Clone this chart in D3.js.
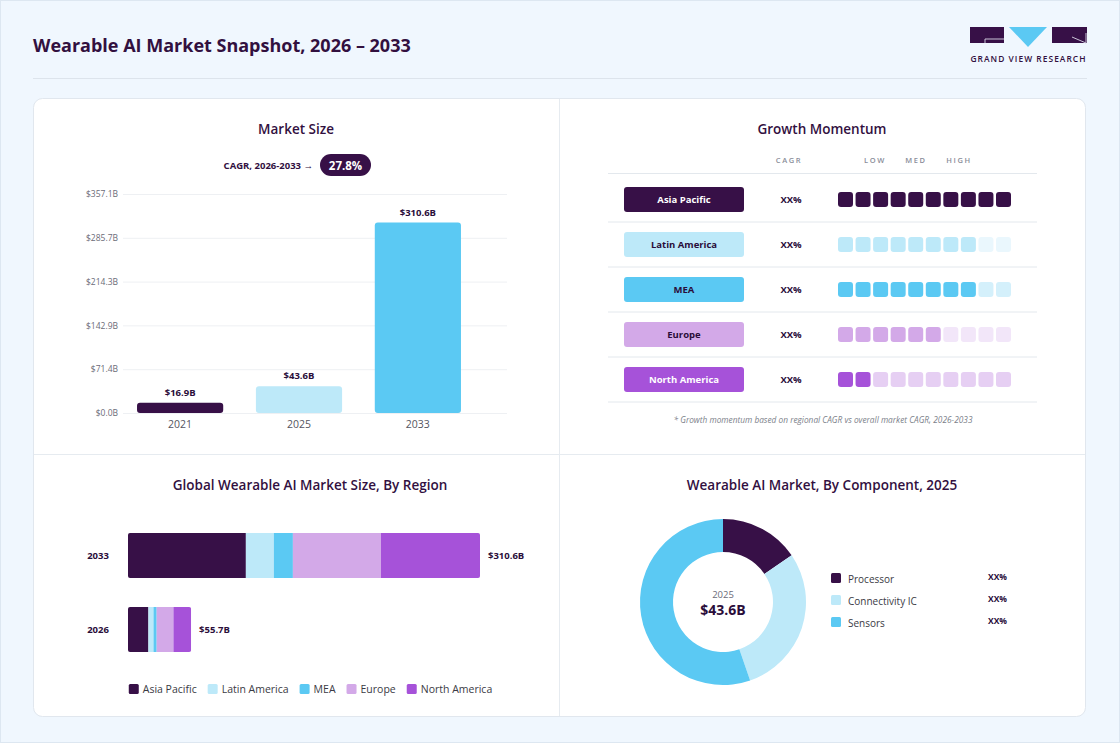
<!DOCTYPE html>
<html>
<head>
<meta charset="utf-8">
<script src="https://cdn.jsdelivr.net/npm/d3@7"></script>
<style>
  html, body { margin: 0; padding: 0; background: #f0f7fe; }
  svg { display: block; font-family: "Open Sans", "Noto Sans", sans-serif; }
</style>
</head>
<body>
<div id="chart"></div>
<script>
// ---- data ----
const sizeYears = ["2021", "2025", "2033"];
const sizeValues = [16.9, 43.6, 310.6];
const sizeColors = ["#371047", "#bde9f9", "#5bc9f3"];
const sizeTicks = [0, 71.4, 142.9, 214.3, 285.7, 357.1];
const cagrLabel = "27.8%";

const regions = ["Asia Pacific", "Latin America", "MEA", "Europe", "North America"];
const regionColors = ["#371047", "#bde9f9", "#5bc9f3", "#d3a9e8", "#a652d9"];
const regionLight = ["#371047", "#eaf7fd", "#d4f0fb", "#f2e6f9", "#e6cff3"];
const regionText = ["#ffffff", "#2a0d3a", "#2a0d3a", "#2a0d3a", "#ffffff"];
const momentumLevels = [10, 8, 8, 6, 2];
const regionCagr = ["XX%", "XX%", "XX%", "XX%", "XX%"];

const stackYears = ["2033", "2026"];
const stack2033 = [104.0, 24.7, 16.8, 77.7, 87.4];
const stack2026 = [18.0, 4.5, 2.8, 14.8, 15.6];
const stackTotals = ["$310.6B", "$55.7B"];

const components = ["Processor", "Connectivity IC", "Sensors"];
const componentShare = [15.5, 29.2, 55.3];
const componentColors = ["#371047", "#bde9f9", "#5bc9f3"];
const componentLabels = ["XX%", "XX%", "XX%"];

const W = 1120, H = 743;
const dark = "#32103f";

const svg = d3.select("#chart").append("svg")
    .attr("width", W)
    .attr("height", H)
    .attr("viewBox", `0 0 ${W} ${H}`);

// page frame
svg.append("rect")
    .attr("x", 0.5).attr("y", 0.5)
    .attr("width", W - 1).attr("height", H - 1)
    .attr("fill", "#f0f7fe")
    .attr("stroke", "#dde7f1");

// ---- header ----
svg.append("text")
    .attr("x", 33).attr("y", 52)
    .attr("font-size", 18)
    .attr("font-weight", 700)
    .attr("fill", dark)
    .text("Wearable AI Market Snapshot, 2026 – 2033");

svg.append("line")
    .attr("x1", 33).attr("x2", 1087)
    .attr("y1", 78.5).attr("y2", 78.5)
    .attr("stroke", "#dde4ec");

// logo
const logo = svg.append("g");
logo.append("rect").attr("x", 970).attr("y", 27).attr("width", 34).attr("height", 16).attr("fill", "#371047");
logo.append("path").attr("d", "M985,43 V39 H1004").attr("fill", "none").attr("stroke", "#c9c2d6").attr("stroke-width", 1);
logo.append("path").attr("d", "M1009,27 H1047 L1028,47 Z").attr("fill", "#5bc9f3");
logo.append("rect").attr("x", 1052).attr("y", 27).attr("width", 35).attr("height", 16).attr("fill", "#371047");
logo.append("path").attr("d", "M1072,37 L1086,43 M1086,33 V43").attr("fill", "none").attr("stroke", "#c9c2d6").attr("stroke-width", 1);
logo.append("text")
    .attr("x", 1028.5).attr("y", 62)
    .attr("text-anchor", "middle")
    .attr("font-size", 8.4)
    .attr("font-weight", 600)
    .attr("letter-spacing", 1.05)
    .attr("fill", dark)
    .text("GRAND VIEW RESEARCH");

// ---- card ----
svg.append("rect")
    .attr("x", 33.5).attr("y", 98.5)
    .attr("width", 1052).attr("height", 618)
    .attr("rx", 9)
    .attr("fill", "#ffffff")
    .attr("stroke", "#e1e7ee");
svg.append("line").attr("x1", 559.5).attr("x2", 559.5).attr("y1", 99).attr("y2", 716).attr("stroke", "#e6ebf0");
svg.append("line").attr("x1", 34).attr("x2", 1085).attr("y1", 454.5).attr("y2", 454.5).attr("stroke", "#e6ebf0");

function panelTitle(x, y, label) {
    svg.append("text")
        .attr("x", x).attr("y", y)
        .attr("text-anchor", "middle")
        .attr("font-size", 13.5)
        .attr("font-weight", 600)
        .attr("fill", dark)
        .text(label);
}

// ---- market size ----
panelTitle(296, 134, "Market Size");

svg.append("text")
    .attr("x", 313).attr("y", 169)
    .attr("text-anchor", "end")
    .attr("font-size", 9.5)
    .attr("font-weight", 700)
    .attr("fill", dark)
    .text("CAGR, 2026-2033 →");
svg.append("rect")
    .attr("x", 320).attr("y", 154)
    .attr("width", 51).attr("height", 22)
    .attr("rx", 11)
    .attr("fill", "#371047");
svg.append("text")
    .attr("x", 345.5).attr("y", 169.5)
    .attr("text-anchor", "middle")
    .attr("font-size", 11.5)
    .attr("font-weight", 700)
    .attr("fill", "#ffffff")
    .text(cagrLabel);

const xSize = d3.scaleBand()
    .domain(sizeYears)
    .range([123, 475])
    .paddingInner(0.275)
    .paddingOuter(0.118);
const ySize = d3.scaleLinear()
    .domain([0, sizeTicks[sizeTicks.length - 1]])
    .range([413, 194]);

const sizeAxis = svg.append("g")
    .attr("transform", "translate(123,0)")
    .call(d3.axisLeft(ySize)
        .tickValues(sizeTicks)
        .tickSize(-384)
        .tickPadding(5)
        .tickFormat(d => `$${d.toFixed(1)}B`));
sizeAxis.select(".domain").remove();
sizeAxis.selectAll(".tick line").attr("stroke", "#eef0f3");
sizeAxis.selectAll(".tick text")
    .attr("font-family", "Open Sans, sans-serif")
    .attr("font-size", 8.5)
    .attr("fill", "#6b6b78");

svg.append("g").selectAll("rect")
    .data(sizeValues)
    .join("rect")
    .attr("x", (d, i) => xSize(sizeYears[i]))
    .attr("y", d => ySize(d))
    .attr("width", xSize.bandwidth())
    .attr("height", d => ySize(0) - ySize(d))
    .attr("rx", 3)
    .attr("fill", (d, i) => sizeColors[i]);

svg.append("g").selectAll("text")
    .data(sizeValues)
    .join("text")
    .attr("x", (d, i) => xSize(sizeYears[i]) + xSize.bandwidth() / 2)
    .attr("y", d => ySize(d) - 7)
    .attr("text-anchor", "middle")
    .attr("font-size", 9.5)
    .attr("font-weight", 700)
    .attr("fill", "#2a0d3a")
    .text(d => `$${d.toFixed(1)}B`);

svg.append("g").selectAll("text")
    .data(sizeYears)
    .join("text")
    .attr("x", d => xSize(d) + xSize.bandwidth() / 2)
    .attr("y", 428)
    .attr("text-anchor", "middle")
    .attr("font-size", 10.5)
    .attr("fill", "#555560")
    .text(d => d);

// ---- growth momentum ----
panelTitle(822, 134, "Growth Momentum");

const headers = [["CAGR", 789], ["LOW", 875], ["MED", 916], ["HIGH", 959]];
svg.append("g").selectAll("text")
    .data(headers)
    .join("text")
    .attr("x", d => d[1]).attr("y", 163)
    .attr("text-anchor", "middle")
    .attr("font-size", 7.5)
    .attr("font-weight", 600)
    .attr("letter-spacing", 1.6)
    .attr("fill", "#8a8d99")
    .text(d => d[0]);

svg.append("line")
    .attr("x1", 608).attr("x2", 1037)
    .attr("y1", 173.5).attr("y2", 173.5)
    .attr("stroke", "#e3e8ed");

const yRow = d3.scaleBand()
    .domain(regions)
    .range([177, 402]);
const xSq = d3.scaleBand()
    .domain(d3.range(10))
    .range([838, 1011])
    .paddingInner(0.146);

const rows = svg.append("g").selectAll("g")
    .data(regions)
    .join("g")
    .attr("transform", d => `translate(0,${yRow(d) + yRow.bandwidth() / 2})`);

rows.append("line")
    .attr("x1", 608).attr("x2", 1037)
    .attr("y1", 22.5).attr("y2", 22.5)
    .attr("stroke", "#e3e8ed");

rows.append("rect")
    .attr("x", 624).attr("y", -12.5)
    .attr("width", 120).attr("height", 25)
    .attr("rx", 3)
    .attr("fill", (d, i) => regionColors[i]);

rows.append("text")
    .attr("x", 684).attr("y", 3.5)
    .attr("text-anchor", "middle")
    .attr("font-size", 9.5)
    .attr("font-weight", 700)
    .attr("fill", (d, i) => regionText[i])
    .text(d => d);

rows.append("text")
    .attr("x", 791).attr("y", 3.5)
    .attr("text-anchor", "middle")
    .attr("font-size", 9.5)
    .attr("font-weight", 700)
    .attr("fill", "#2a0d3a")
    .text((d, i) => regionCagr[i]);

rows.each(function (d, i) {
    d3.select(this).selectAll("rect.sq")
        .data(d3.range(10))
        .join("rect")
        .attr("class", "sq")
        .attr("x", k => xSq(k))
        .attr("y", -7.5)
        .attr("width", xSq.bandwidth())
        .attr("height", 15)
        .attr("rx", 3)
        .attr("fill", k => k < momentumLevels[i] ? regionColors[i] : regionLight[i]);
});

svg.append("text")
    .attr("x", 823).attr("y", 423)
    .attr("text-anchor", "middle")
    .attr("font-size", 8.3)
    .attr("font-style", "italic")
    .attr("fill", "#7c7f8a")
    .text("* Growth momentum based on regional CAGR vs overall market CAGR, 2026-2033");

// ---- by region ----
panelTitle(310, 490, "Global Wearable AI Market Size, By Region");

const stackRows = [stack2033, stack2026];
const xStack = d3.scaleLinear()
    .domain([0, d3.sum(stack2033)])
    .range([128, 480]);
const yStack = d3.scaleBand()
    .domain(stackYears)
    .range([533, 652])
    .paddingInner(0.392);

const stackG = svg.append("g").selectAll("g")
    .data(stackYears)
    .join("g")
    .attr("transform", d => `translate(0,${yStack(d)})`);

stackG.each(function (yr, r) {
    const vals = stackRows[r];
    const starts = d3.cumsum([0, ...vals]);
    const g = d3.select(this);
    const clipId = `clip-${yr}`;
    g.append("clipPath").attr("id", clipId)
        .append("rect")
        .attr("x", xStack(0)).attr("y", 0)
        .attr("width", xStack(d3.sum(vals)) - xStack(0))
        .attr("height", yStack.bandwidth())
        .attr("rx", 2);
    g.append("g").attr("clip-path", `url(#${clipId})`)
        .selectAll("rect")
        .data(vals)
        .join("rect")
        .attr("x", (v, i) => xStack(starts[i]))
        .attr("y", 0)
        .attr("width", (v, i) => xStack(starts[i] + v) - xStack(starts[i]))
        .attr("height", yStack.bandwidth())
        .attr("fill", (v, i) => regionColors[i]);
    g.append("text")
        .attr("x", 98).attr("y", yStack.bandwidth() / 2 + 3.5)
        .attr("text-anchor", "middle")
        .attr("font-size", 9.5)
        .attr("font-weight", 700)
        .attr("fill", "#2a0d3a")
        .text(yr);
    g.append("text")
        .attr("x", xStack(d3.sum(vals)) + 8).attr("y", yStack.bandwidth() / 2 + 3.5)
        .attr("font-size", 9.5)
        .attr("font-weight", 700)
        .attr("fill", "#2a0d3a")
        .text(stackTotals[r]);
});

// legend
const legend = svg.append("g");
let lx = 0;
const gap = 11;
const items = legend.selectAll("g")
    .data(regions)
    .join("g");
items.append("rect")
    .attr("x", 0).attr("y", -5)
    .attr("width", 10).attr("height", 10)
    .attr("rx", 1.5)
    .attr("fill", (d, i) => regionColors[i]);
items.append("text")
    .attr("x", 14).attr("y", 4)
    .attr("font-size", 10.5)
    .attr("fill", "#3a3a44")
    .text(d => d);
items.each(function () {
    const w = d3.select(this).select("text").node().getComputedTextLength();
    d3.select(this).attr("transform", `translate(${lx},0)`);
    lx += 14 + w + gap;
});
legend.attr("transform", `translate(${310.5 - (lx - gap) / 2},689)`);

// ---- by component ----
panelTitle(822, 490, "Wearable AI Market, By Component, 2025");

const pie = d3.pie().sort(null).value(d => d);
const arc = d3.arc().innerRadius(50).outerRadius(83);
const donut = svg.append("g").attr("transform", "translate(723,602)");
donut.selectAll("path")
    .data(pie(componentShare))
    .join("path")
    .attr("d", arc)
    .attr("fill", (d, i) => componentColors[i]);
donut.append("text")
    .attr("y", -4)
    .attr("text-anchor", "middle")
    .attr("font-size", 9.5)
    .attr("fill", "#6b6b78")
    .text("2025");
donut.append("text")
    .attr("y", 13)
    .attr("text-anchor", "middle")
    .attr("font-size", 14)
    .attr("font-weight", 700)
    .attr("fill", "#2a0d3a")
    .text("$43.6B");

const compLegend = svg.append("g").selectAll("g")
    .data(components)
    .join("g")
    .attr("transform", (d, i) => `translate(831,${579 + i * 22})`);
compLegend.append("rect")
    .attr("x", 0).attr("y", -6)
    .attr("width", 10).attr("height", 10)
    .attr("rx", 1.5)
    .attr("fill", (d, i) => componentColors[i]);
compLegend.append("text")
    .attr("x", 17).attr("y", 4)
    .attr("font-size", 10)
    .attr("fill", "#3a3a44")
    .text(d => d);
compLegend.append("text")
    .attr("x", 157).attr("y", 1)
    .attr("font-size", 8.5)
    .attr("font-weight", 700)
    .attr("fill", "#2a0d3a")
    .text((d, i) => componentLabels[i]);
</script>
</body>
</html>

★ ★ ★ ★ ★ ★ ★

#### TASK DESCRIPTION:
Return every line above that contains the word "this".

#### EXERCISE RESPONSE:
Clone this chart in D3.js.
    d3.select(this).selectAll("rect.sq")
    const g = d3.select(this);
    const w = d3.select(this).select("text").node().getComputedTextLength();
    d3.select(this).attr("transform", `translate(${lx},0)`);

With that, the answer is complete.